我需要将一组n个数字排序到具有一定范围的“bins”中。 这是我想要做的一个例子:
Array = [1, 5, 6, 4, 2, 10]
binA has a range from 1 to 3 -> 1,2 gets sorted in
binB has a range from 4 to 6 -> 4,5,6 gets sorted in
binC has a range from 7 to 10 -> 10 gets sorted in
binD has a range from 11 to 12 -> nothing gets sorted in
bin范围是我之前定义的,放入某些bin中的数字的顺序无关紧要。
答案 0 :(得分:0)
如果您的垃圾箱总是大小相同(此处为3),您可以按功能(伪代码)添加垃圾箱:
bin = new Array (binA, binB, binC, binD)
def bin (i: Int) : Int = bin((i+1)/3).add (i)
您可以为Bins创建一个新类(与上面的代码无关!):
case class Bin (val lo: Int, val hi: Int) {
override def toString : String = s"from $lo to $hi ${lb} ${if (next == None) "-|" else "\n" + next.get.toString} "
val lb = collection.mutable.ListBuffer[Int] ()

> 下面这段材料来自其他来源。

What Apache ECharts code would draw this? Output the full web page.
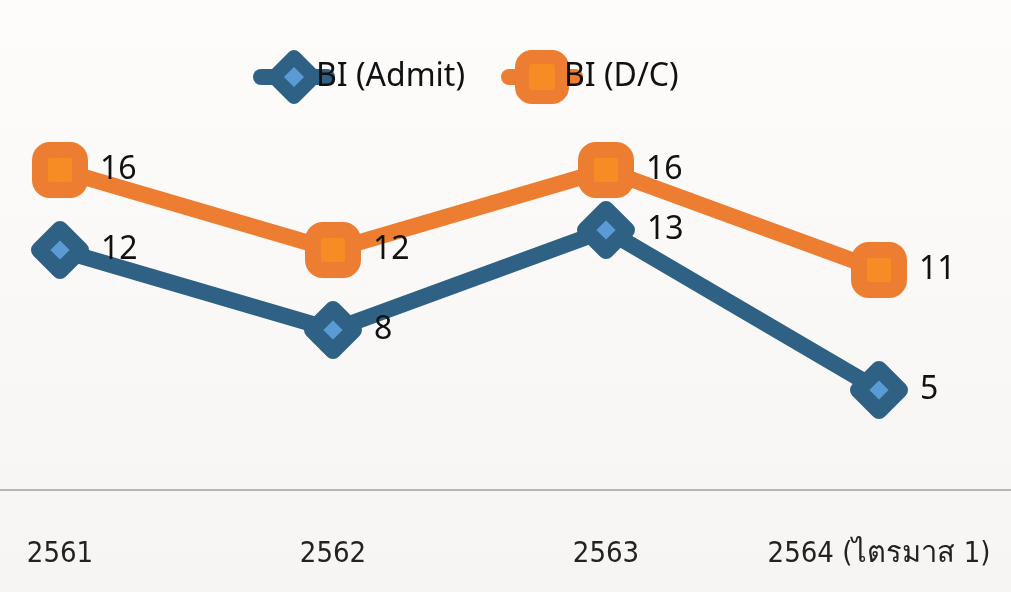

var next : Option[Bin] = None
def add (i: Int) {
if (i < hi)
lb += i
else {
if (next == None) {
val bin = Bin (hi+1, hi + 4)
bin.add (i)
next = Some (bin)
}
else next.map (bin => bin.add (i))
}
}
}
val sample = List (1, 5, 6, 4, 2, 10)
val binA = Bin (1, 3)
sample.map (binA.add (_))
println (binA)
结果:
from 1 to 3 ListBuffer(1, 2)
from 4 to 7 ListBuffer(5, 6, 4)
from 8 to 11 ListBuffer(10) -|
对于不同的Bins大小,比如大百科全书中的字符(AB,CD,E,FH,...),当然,您需要一种不同的初始化方式,但每个bin都可以将值传递给下一个bin ,如果超出他的界限。